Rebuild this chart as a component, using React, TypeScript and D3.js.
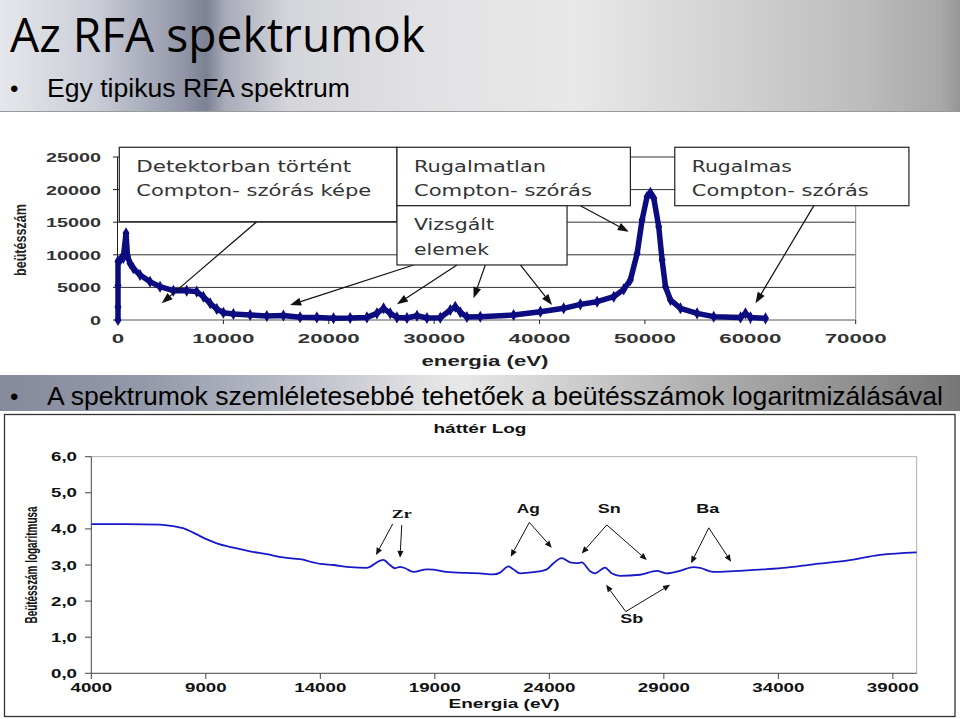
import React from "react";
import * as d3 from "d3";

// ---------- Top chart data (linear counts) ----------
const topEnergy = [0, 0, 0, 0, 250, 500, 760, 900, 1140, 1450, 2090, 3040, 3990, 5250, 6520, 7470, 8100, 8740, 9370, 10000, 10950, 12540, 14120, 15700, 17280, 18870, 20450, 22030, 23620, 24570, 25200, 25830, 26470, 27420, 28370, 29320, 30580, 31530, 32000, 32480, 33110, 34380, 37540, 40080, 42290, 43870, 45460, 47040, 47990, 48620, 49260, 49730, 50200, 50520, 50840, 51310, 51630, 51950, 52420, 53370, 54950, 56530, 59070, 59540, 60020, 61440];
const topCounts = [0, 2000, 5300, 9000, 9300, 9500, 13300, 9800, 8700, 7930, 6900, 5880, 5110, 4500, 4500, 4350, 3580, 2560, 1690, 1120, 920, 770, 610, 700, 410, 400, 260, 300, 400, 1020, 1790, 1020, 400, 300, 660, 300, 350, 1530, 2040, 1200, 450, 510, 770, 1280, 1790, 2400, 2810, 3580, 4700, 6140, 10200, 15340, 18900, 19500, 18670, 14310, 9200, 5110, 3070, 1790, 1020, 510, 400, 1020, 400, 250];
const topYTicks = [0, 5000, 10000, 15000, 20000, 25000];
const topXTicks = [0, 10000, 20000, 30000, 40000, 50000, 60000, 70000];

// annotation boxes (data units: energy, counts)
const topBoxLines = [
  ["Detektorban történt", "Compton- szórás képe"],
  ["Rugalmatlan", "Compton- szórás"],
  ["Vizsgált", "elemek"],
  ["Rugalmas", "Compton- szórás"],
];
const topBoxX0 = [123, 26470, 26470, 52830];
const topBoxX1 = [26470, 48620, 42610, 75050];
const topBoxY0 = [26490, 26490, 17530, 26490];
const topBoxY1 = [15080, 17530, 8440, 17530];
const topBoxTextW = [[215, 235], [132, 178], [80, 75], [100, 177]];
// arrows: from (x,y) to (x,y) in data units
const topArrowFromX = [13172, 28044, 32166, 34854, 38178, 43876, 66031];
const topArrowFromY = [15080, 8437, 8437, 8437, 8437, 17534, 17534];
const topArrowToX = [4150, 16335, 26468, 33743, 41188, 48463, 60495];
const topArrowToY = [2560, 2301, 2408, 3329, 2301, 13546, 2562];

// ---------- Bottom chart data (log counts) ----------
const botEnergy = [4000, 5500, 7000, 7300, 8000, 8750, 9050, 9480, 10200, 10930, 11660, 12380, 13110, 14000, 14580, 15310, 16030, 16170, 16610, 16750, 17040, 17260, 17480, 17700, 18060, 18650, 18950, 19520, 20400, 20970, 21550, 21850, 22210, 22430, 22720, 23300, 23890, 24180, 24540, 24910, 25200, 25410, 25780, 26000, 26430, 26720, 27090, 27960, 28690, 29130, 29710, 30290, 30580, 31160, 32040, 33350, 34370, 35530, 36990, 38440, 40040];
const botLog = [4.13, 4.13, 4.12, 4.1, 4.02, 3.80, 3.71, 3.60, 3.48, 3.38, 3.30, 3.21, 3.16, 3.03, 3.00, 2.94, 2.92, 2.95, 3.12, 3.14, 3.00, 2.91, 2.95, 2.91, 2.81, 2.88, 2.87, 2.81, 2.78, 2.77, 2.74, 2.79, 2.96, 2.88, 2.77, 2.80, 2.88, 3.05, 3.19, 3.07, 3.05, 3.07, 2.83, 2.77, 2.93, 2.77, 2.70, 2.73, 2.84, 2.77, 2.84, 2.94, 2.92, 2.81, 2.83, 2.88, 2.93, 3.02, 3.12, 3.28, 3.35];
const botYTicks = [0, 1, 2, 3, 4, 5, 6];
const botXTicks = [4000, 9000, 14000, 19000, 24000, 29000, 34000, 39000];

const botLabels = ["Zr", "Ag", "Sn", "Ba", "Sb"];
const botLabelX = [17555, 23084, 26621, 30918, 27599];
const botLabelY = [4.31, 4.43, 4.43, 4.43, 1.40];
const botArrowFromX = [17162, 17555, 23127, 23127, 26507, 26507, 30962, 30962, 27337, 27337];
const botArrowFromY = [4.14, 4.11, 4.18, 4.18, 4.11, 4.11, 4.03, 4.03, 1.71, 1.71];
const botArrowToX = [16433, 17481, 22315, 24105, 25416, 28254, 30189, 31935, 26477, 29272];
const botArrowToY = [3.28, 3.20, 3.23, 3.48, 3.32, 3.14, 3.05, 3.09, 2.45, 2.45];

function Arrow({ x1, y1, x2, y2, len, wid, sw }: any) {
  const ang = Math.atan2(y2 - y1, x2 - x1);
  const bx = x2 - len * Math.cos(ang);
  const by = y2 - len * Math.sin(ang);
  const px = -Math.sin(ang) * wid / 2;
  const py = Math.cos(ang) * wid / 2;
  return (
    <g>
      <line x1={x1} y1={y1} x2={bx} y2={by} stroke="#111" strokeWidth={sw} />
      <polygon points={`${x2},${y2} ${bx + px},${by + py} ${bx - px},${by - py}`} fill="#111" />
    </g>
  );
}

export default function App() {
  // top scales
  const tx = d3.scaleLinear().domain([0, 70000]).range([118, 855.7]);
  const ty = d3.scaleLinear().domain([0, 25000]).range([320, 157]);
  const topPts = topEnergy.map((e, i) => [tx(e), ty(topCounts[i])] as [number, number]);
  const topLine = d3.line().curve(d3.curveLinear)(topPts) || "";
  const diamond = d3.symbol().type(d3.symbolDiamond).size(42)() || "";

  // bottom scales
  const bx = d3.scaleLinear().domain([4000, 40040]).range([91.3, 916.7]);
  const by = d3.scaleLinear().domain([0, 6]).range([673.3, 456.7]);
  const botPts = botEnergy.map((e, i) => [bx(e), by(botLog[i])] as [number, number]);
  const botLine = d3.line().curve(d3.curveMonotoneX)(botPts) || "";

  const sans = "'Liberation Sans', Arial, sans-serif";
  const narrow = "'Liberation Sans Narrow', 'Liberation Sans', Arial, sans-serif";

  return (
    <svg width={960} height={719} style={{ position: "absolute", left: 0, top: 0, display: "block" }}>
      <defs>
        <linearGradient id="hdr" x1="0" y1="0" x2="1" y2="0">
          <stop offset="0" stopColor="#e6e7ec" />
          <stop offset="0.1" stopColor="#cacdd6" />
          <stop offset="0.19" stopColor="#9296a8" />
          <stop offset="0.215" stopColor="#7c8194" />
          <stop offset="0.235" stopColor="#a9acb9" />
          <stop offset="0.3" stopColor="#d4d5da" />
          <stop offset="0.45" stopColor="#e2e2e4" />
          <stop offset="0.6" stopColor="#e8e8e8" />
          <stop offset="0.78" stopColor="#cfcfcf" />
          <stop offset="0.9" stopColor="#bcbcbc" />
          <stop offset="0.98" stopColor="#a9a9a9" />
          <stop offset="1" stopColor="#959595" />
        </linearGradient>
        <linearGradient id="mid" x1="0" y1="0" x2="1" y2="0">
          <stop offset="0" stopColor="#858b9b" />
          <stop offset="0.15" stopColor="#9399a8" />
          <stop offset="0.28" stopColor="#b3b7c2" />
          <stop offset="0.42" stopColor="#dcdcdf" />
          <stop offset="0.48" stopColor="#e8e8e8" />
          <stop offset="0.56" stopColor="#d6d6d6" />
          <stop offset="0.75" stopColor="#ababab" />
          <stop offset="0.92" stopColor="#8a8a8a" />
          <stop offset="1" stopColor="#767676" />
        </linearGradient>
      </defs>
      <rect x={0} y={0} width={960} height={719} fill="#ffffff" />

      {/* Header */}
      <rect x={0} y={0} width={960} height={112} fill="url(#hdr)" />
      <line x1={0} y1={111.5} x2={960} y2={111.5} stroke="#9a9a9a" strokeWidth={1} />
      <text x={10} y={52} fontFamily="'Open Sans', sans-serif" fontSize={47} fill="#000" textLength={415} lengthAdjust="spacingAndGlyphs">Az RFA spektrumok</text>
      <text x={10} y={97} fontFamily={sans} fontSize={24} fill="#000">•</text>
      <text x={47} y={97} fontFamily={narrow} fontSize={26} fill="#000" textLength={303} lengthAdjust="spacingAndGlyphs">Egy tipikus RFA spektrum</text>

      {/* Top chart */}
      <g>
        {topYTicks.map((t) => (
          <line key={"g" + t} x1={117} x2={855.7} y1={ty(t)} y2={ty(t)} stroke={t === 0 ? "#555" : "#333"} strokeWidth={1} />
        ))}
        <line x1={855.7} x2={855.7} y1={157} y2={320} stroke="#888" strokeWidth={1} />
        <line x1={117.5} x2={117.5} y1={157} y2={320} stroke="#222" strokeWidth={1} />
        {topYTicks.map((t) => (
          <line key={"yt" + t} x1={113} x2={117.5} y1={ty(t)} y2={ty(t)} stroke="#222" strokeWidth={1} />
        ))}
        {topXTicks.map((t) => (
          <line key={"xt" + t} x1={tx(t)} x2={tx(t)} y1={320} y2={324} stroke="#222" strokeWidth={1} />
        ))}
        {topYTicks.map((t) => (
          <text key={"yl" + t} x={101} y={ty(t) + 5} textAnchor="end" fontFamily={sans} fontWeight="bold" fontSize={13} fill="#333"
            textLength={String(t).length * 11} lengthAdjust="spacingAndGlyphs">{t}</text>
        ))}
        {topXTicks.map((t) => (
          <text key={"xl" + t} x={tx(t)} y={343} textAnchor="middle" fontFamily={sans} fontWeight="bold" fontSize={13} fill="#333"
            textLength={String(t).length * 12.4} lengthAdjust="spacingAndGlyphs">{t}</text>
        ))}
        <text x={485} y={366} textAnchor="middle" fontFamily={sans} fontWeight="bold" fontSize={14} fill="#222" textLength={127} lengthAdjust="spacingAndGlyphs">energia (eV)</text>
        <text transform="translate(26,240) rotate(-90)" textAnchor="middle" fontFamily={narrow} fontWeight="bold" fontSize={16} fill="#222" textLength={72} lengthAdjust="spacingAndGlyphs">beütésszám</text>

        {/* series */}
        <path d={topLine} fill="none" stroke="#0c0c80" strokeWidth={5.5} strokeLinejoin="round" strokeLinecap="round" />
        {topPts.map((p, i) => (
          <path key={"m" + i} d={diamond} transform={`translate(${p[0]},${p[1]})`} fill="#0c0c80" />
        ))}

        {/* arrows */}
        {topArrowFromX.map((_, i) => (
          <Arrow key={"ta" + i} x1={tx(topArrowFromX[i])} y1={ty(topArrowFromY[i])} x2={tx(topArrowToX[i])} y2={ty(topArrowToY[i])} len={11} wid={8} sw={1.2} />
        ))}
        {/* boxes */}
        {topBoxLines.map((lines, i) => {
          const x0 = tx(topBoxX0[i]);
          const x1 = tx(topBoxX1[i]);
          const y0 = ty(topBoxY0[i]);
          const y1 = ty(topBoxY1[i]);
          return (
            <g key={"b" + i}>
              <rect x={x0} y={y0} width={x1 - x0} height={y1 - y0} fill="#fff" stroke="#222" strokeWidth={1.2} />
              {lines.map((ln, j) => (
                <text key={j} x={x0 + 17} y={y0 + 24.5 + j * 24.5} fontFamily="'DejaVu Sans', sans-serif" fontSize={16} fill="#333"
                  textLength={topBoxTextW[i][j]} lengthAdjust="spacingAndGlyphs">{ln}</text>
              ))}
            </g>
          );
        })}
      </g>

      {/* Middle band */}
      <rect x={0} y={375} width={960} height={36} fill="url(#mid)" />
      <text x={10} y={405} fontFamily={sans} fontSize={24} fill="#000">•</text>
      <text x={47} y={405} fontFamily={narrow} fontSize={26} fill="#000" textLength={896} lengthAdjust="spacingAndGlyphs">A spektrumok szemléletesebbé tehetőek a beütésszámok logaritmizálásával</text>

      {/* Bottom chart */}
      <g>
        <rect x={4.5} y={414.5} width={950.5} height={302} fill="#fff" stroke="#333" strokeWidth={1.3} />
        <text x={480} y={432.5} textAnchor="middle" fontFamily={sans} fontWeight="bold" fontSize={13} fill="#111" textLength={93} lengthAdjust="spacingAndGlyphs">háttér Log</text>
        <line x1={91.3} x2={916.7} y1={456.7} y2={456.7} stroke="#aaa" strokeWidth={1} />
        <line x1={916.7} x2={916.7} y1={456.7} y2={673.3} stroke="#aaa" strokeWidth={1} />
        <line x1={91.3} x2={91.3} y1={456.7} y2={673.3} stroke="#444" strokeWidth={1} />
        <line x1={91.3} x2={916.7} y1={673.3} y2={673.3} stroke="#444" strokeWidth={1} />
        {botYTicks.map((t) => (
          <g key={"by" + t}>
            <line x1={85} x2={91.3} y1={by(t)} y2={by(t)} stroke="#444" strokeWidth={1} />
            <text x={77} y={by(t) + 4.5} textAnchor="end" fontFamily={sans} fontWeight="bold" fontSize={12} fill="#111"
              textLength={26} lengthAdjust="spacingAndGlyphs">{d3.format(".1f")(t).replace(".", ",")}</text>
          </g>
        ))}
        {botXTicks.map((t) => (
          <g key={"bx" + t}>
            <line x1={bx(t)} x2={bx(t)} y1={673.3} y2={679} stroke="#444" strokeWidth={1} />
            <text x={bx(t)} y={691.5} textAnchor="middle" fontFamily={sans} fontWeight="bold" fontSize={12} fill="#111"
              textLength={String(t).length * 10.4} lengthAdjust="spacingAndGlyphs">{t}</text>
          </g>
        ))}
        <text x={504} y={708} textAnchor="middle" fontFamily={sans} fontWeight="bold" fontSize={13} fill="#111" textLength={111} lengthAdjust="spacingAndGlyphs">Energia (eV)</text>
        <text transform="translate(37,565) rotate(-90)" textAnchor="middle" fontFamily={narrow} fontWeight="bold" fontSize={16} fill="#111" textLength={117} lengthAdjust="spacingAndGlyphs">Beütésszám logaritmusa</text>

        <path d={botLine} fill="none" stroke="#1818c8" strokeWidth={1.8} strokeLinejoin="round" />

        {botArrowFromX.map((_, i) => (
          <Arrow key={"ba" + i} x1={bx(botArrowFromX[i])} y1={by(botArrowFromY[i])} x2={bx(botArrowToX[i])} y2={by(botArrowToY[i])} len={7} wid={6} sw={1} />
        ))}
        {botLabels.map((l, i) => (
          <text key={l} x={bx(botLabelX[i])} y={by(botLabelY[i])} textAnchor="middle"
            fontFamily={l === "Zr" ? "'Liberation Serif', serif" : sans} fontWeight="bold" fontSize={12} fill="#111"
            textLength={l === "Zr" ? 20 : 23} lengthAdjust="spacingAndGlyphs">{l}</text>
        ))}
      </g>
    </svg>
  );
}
□ □ □ □
▸ **Challenge**
Write out again, exactly, the lines from the start of the listing up to the line containing "import * as", with both ends and without pictures.

▸ **Solution for this problem**
Rebuild this chart as a component, using React, TypeScript and D3.js.
import React from "react";
import * as d3 from "d3";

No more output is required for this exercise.